After going two decades without October baseball, the Blue Jays are heading back to the postseason for the second straight season. Toronto clinched a wild-card spot on the final day of the season thanks to a loss by the Tigers against the Braves in Atlanta. The Jays wound up beating the Red Sox in Fenway and will host the AL Wild Card Game on Tuesday.

The Blue Jays find themselves in the postseason because they're one of the most well-rounded teams in baseball. Check out where they rank among the 30 clubs in three important big picture stats:

Runs scored per game: 4.76 (sixth)
Runs allowed per game: 4.14 (sixth)
Defensive efficiency rating: 0.717 (second)

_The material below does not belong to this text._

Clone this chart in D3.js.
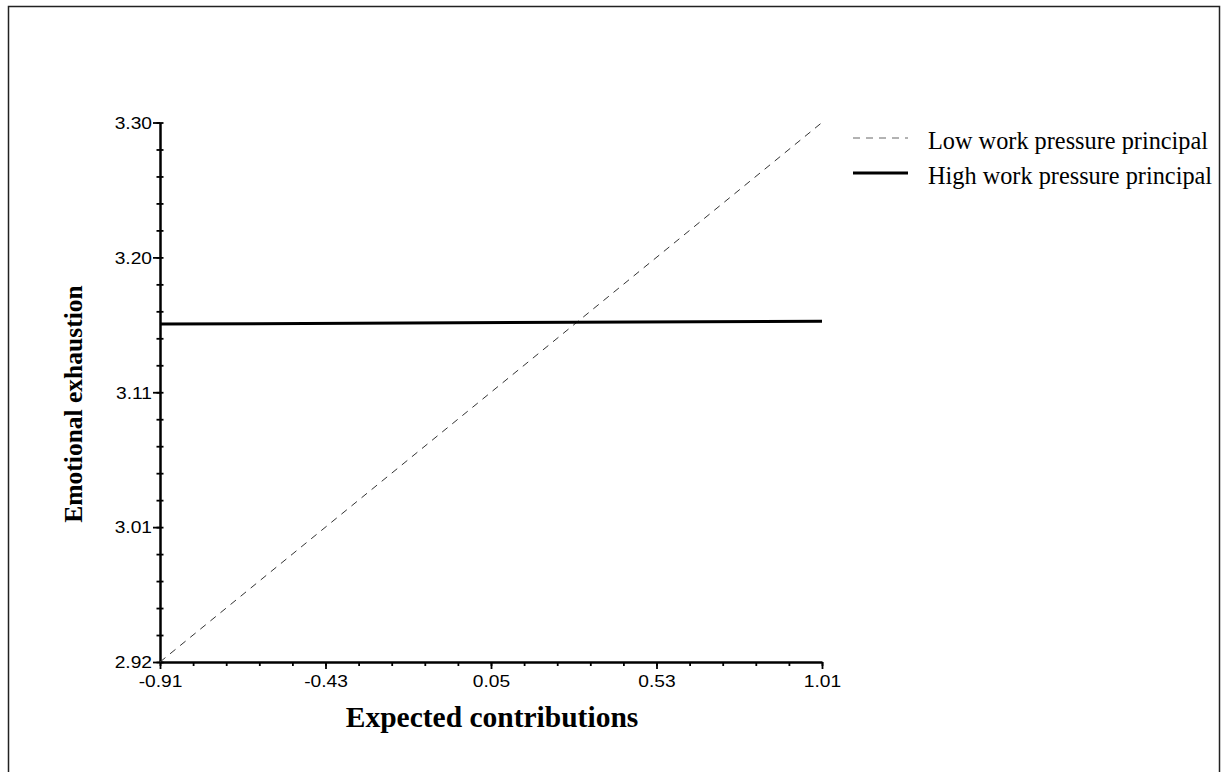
<!DOCTYPE html>
<html lang="en">
<head>
<meta charset="UTF-8">
<title>Emotional exhaustion</title>
<script src="https://d3js.org/d3.v7.min.js"></script>
<style>
  body { margin: 0; background: #fff; }
</style>
</head>
<body>
<svg id="chart" width="1221" height="772"></svg>
<script>
// data
const xEnds = [-0.91, 1.01];
const lowPressure = [2.92, 3.30];
const highPressure = [3.158, 3.160];
const seriesNames = ['Low work pressure principal', 'High work pressure principal'];

const xTicks = [-0.91, -0.43, 0.05, 0.53, 1.01];
const xTickLabels = ['-0.91', '-0.43', '0.05', '0.53', '1.01'];
const yTicks = [2.92, 3.015, 3.11, 3.205, 3.30];
const yTickLabels = ['2.92', '3.01', '3.11', '3.20', '3.30'];

const svg = d3.select('#chart');
const margin = { left: 160, top: 122.5, right: 399, bottom: 110 };
const width = 1221 - margin.left - margin.right;
const height = 772 - margin.top - margin.bottom;

// page frame
svg.append('rect')
    .attr('x', 8.5).attr('y', 6.5)
    .attr('width', 1211).attr('height', 820)
    .attr('fill', 'none').attr('stroke', '#222').attr('stroke-width', 1.5);

const g = svg.append('g').attr('transform', `translate(${margin.left},${margin.top})`);

const x = d3.scaleLinear().domain([-0.91, 1.01]).range([0, width]);
const y = d3.scaleLinear().domain([2.92, 3.30]).range([height, 0]);

// minor ticks, 5 per major interval
const minorX = d3.range(21).map(i => -0.91 + i * 0.096);
const minorY = d3.range(21).map(i => 2.92 + i * 0.019);

g.append('g')
    .attr('transform', `translate(0,${height})`)
    .call(d3.axisBottom(x).tickValues(minorX).tickSize(4).tickFormat(''))
    .call(a => a.select('.domain').remove())
    .selectAll('line').attr('stroke-width', 1.8);

g.append('g')
    .attr('transform', 'translate(3.5,0)')
    .call(d3.axisLeft(y).tickValues(minorY).tickSize(7).tickFormat(''))
    .call(a => a.select('.domain').remove())
    .selectAll('line').attr('stroke-width', 1.8);

const xAxis = g.append('g')
    .attr('transform', `translate(0,${height})`)
    .call(d3.axisBottom(x).tickValues(xTicks).tickSize(7).tickSizeOuter(0)
        .tickPadding(6).tickFormat((d, i) => xTickLabels[i]));

const yAxis = g.append('g')
    .call(d3.axisLeft(y).tickValues(yTicks).tickSize(7).tickSizeOuter(0)
        .tickPadding(2).tickFormat((d, i) => yTickLabels[i]));

[xAxis, yAxis].forEach(a => {
    a.attr('font-family', '"Liberation Sans", Arial, sans-serif').attr('font-size', 16);
    a.select('.domain').attr('stroke-width', 2.5);
    a.selectAll('.tick line').attr('stroke-width', 1.8);
    a.selectAll('.tick text').attr('fill', '#000');
});
// the labels in the source are drawn a little wide
xAxis.selectAll('.tick text')
    .attr('y', null).attr('dy', null)
    .attr('transform', 'translate(0,25) scale(1.2,1)');
yAxis.selectAll('.tick text')
    .attr('x', null).attr('dy', '0.36em')
    .attr('transform', 'translate(-8,0) scale(1.2,1)');

// lines
const line = d3.line().x(d => x(d[0])).y(d => y(d[1]));
const lowData = xEnds.map((v, i) => [v, lowPressure[i]]);
const highData = xEnds.map((v, i) => [v, highPressure[i]]);

g.append('path')
    .datum(lowData)
    .attr('d', line)
    .attr('fill', 'none')
    .attr('stroke', '#333')
    .attr('stroke-width', 1)
    .attr('stroke-dasharray', '7,6');

g.append('path')
    .datum(highData)
    .attr('d', line)
    .attr('fill', 'none')
    .attr('stroke', '#000')
    .attr('stroke-width', 3);

// axis titles
svg.append('text')
    .attr('x', 492).attr('y', 727)
    .attr('text-anchor', 'middle')
    .style('font-family', '"Liberation Serif", "Times New Roman", serif')
    .style('font-weight', 'bold')
    .style('font-size', '29.5px')
    .text('Expected contributions');

svg.append('text')
    .attr('transform', 'translate(82,404) rotate(-90)')
    .attr('text-anchor', 'middle')
    .style('font-family', '"Liberation Serif", "Times New Roman", serif')
    .style('font-weight', 'bold')
    .style('font-size', '25.5px')
    .text('Emotional exhaustion');

// legend
const legend = svg.append('g').attr('transform', 'translate(853,138)');
seriesNames.forEach((name, i) => {
    const row = legend.append('g').attr('transform', `translate(0,${i * 35})`);
    row.append('line')
        .attr('x1', 0).attr('x2', 55)
        .attr('stroke', i === 0 ? '#666' : '#000')
        .attr('stroke-width', i === 0 ? 1 : 3)
        .attr('stroke-dasharray', i === 0 ? '7,6' : null);
    row.append('text')
        .attr('x', 75).attr('y', 11)
        .style('font-family', '"Liberation Serif", "Times New Roman", serif')
        .style('font-size', '24.3px')
        .text(name);
});
</script>
</body>
</html>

The Cubs are the only other team in baseball that ranks top six in both runs scored and runs allowed per game. Also, the Cubs are the only team with a better defensive efficiency rating than the Blue Jays. (A DER of 0.717 means Toronto turned 71.7 percent of batted balls into outs.)

When you do that, excel at both run creation and run prevention, there's a pretty good chance you'll find yourself in the postseason like the Blue Jays. And after falling short in the ALCS last season, you can be sure they want to get over the hump this year, especially because this may be their last chance at a World Series title with this core group of players.

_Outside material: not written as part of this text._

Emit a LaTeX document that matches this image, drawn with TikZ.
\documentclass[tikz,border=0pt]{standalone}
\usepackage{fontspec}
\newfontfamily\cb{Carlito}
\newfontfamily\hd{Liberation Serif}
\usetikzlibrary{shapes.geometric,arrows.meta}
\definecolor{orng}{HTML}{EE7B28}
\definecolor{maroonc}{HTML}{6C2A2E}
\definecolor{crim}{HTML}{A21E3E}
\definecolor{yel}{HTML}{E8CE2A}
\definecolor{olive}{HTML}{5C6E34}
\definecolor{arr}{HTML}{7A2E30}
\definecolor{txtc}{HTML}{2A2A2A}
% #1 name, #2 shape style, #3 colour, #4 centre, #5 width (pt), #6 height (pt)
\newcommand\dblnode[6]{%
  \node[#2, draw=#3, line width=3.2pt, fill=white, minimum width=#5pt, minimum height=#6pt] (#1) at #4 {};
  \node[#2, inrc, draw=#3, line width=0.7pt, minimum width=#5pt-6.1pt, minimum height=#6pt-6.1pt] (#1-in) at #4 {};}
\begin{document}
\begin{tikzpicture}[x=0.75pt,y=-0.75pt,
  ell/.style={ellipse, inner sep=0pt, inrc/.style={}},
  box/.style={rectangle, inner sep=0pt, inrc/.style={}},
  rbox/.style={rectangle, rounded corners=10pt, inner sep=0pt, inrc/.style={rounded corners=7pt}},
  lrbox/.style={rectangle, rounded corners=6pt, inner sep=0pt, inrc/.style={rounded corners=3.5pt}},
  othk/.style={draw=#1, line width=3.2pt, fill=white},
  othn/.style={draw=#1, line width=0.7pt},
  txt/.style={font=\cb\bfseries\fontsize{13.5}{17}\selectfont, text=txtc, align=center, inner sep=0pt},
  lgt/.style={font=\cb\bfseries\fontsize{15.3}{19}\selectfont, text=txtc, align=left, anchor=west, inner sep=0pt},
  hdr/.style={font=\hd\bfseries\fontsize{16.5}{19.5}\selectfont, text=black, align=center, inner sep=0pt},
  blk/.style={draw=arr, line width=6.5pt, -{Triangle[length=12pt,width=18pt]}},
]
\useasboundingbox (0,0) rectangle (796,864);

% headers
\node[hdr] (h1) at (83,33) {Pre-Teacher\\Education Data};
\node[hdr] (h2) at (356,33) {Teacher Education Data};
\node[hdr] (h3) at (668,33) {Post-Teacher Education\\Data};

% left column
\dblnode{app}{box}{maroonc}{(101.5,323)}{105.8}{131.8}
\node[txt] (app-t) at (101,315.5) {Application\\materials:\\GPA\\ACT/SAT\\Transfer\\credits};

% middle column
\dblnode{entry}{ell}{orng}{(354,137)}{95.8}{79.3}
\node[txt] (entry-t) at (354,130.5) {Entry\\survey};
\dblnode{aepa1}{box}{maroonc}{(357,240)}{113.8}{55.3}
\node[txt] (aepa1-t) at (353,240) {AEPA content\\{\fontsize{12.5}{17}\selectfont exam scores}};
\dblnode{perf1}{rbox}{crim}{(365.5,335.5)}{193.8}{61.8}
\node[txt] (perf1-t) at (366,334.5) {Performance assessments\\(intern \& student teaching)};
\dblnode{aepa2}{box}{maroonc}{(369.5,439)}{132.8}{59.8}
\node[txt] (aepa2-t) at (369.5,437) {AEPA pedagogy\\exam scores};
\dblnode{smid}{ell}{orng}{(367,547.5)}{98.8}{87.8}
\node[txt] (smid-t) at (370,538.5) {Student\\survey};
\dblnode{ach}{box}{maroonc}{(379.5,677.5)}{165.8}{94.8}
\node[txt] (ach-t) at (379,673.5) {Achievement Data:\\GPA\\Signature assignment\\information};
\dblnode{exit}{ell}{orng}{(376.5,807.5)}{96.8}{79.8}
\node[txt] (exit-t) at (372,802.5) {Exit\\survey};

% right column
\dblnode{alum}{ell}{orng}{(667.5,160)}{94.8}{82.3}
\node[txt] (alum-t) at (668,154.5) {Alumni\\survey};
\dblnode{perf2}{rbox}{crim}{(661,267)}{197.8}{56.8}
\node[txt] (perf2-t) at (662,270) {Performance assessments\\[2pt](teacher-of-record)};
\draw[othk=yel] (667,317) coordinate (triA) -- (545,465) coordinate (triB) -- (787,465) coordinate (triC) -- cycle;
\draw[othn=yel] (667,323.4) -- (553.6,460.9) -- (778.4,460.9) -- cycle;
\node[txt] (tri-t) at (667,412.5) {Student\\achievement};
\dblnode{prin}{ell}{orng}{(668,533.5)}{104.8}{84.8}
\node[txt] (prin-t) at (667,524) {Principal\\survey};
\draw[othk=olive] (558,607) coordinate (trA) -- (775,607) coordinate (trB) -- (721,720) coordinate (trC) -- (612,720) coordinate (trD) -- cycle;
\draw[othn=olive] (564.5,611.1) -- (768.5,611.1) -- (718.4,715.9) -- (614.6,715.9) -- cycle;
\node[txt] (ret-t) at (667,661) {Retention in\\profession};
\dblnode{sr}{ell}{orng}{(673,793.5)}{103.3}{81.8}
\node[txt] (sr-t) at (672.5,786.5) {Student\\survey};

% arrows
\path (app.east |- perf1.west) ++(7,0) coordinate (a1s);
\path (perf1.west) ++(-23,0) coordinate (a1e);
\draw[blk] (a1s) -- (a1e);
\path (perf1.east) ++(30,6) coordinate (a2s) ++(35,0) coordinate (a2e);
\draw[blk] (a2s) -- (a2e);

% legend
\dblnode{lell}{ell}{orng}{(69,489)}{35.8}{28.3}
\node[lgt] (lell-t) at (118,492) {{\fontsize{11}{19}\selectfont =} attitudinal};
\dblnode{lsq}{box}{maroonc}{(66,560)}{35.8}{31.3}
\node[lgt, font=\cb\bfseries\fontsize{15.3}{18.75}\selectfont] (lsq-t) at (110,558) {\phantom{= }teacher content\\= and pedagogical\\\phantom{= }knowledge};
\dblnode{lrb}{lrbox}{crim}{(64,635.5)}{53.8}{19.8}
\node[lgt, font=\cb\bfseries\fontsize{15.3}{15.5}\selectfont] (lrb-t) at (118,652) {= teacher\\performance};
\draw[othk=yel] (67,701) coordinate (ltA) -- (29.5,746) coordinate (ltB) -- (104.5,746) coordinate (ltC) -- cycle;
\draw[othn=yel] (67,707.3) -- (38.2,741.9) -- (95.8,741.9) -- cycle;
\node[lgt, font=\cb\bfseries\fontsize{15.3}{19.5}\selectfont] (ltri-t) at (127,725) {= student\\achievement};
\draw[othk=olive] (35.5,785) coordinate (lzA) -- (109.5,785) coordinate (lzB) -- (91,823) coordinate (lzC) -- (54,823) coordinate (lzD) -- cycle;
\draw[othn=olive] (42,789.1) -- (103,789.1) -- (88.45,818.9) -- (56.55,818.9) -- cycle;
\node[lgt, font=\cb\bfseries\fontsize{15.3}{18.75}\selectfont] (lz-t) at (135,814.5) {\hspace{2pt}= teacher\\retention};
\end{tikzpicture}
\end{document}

The Blue Jays have nine players set to become free agents after the season, most notably Jose Bautista and Edwin Encarnacion. Those two sat through a lot of seasons finishing behind the Yankees and Red Sox in the standings before finally breaking through and getting to the playoffs in 2015. They've been at the center of the team's return to contention.

While fans are no doubt emotionally invested in both Bautista and Encarnacion, it's up for debate as to whether re-signing them is a prudent baseball move. Bautista will be 36 next month and his numbers have slipped this year. Encarnacion will turn 34 in January and he is effectively a DH. The Blue Jays have almost certainly received the best years of their careers already.

usatsi9561812.jpg
Jose Bautista and Edwin Encarnacion may not be with the Blue Jays beyond 2016. USATSI

Bautista floated some lofty contract demands in spring training -- he was said to be seeking five years and $150 million at one point -- and while he won't come close to getting what he wants, he won't come cheap either. Same with Encarnacion. Unless the Blue Jays raise payroll considerably, sinking a significant portion of their budget into two aging players might not be the smartest move.

Among the team's other impending free agents are Michael Saunders, R.A. Dickey, Brett Cecil, and Dioner Navarro. They might lose both starting corner outfielders to free agency after the season. That would be an awful lot of production to replace. The Blue Jays are going to have some roster holes to address this winter, no doubt.

The Blue Jays will still have Josh Donaldson and Troy Tulowitzki to build around going forward, plus their highly effective rotation, so it's not all bad news. The club won't go in the tank starting in 2017 or anything like that. This might be their last chance to do something special with this group though. With Donaldson and Tulowitzki and Bautista and Encarnacion.

As good as the pitching has been, the offense is the calling card of this Blue Jays team and it has been for a few years now. The lineup could look very different come next season. This might Toronto's last chance to win with the core that brought that back to contention in the first place.